* Aim of the exercise *
Extract the whole listing as it stands. Do not include the pictures.
◆ ◆ ◆ ◆ ◆ ◆ ◆
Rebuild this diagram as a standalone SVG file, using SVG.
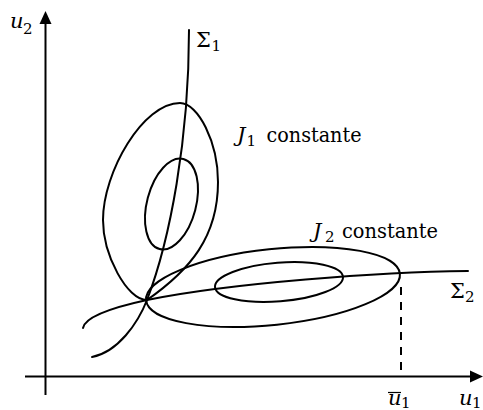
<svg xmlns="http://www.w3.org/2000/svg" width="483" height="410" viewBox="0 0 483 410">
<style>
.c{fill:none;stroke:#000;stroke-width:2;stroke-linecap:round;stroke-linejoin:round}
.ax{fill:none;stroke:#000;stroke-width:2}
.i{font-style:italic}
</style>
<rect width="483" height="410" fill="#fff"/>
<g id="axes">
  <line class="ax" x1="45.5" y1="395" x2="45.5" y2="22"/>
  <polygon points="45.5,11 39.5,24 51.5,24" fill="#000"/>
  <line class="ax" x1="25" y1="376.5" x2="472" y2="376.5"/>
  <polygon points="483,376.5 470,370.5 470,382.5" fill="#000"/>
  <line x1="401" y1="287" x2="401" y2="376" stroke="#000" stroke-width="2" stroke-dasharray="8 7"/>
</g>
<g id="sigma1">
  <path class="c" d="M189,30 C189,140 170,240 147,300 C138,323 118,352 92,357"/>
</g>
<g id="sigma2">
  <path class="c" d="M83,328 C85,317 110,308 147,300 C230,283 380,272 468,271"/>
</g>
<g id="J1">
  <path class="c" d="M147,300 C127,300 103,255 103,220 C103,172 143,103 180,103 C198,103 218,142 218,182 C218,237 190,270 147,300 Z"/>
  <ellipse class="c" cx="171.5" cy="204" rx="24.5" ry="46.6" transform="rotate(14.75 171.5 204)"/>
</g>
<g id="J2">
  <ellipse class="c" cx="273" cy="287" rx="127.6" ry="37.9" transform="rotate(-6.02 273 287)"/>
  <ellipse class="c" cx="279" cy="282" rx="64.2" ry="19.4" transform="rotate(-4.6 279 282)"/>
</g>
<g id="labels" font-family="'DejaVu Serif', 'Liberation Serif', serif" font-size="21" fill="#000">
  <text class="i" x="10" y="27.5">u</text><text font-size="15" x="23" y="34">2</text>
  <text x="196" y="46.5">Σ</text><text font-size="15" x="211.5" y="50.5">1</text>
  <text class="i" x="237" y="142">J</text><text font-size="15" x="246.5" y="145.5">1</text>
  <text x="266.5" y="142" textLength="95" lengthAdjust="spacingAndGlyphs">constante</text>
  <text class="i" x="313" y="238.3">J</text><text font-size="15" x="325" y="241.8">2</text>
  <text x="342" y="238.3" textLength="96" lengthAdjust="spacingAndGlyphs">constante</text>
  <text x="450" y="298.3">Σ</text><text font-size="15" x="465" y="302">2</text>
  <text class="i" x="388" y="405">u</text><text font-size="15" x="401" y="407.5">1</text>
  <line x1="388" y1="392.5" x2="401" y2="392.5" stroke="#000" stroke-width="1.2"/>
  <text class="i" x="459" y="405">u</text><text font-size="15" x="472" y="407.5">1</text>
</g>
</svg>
◆ ◆ ◆ ◆ ◆ ◆ ◆
* Result *
Rebuild this diagram as a standalone SVG file, using SVG.
<svg xmlns="http://www.w3.org/2000/svg" width="483" height="410" viewBox="0 0 483 410">
<style>
.c{fill:none;stroke:#000;stroke-width:2;stroke-linecap:round;stroke-linejoin:round}
.ax{fill:none;stroke:#000;stroke-width:2}
.i{font-style:italic}
</style>
<rect width="483" height="410" fill="#fff"/>
<g id="axes">
  <line class="ax" x1="45.5" y1="395" x2="45.5" y2="22"/>
  <polygon points="45.5,11 39.5,24 51.5,24" fill="#000"/>
  <line class="ax" x1="25" y1="376.5" x2="472" y2="376.5"/>
  <polygon points="483,376.5 470,370.5 470,382.5" fill="#000"/>
  <line x1="401" y1="287" x2="401" y2="376" stroke="#000" stroke-width="2" stroke-dasharray="8 7"/>
</g>
<g id="sigma1">
  <path class="c" d="M189,30 C189,140 170,240 147,300 C138,323 118,352 92,357"/>
</g>
<g id="sigma2">
  <path class="c" d="M83,328 C85,317 110,308 147,300 C230,283 380,272 468,271"/>
</g>
<g id="J1">
  <path class="c" d="M147,300 C127,300 103,255 103,220 C103,172 143,103 180,103 C198,103 218,142 218,182 C218,237 190,270 147,300 Z"/>
  <ellipse class="c" cx="171.5" cy="204" rx="24.5" ry="46.6" transform="rotate(14.75 171.5 204)"/>
</g>
<g id="J2">
  <ellipse class="c" cx="273" cy="287" rx="127.6" ry="37.9" transform="rotate(-6.02 273 287)"/>
  <ellipse class="c" cx="279" cy="282" rx="64.2" ry="19.4" transform="rotate(-4.6 279 282)"/>
</g>
<g id="labels" font-family="'DejaVu Serif', 'Liberation Serif', serif" font-size="21" fill="#000">
  <text class="i" x="10" y="27.5">u</text><text font-size="15" x="23" y="34">2</text>
  <text x="196" y="46.5">Σ</text><text font-size="15" x="211.5" y="50.5">1</text>
  <text class="i" x="237" y="142">J</text><text font-size="15" x="246.5" y="145.5">1</text>
  <text x="266.5" y="142" textLength="95" lengthAdjust="spacingAndGlyphs">constante</text>
  <text class="i" x="313" y="238.3">J</text><text font-size="15" x="325" y="241.8">2</text>
  <text x="342" y="238.3" textLength="96" lengthAdjust="spacingAndGlyphs">constante</text>
  <text x="450" y="298.3">Σ</text><text font-size="15" x="465" y="302">2</text>
  <text class="i" x="388" y="405">u</text><text font-size="15" x="401" y="407.5">1</text>
  <line x1="388" y1="392.5" x2="401" y2="392.5" stroke="#000" stroke-width="1.2"/>
  <text class="i" x="459" y="405">u</text><text font-size="15" x="472" y="407.5">1</text>
</g>
</svg>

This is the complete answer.